Aceito dicas, aliás, de como criar uma rotina de estudos que faça sentido. Você tem?
Falando em tempo de novo, penso: o que eu diria para o meu eu de 20 anos atrás? Não fique tanto tempo sem estudar formalmente. Seu cérebro se acostuma a fazer e a resolver, você vai ficar muito boa nisso. Mas uma hora você vai querer recomeçar. E você vai sentir falta de ter uma rotina estruturada, de ter o hábito mesmo. Sabe quando você faz exercício e pára e depois pra voltar é osso? Parece que acontece o mesmo com o cérebro. Eu me recuso a escrever malhar o cérebro, mas que o bichinho precisa reaprender a estudar, precisa. O que me conforta é que sou boa em me desafiar. Vamos ver o que vai ter vindo aí depois de um ano?
Texto bom pra ler numa segunda. Também sofro de múltiplos interesses, tem cura? Há 30 anos atrás, teria ficado em um trabalho que dá dinheiro, porque mudar de carreira aos 53 - desafio angustiante.
Dani, você me fez refletir sobre essa questão de o que é emburrecer, que acredito estar relacionada à sua definição do que é "estudar formalmente".

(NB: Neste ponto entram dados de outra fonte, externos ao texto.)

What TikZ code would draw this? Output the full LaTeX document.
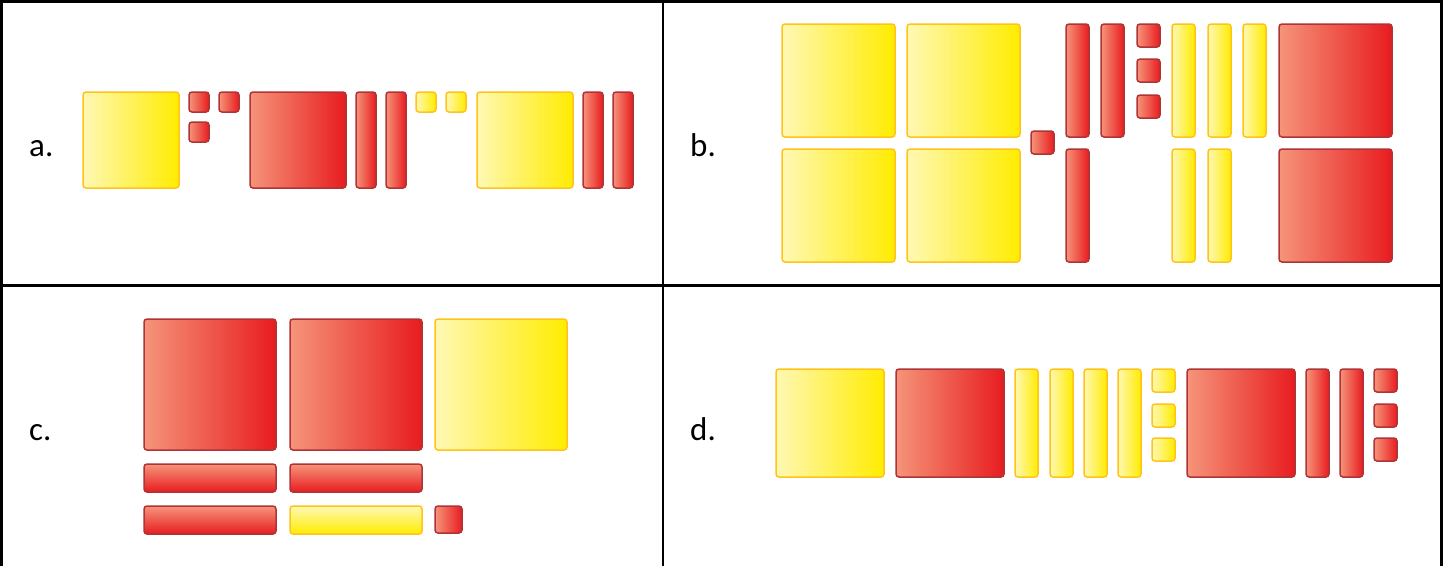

porque assim, essas "saudades" eu recebo com cautela, por minha natureza workaholic e esquecida. Esqueço dos motivos que me fez não continuar, e fica aquele sentimento tóxico de achar que a vida tá boa, então falta um pouco de desgraça (rio de nervoso com isso).
enfim, estudo formal é faculdade? ou é assumir um certo assunto?
porque o primeiro te dá um título, mas você se sente divergir do assunto o tempo todo (tipo aquele dizer que a faculdade não te deixa estudar). E o segundo, como minha orientadora uma vez parafraseou certo filósofo: a origem é definida no final do destino, quando olhamos para trás e ligamos os pontos. Algo que tenho enfrentado hoje...
Porque a gente multipotencial acha que se interessa por vários fazeres, mas não sei mais se são vários assuntos. Hoje acredito que existe um sentido, algo que justifica todas as escolhas.
Talvez o que sente falta não é escolher um assunto a estudar, mas reconhecer?
Se você é boa em planejar e manter, pode acreditar, moça... você encontrando essa peça, vai montar a rotina num instante hehehe
Espero te ajudar com isso. Obrigada por provocar essa reflexão em mim também!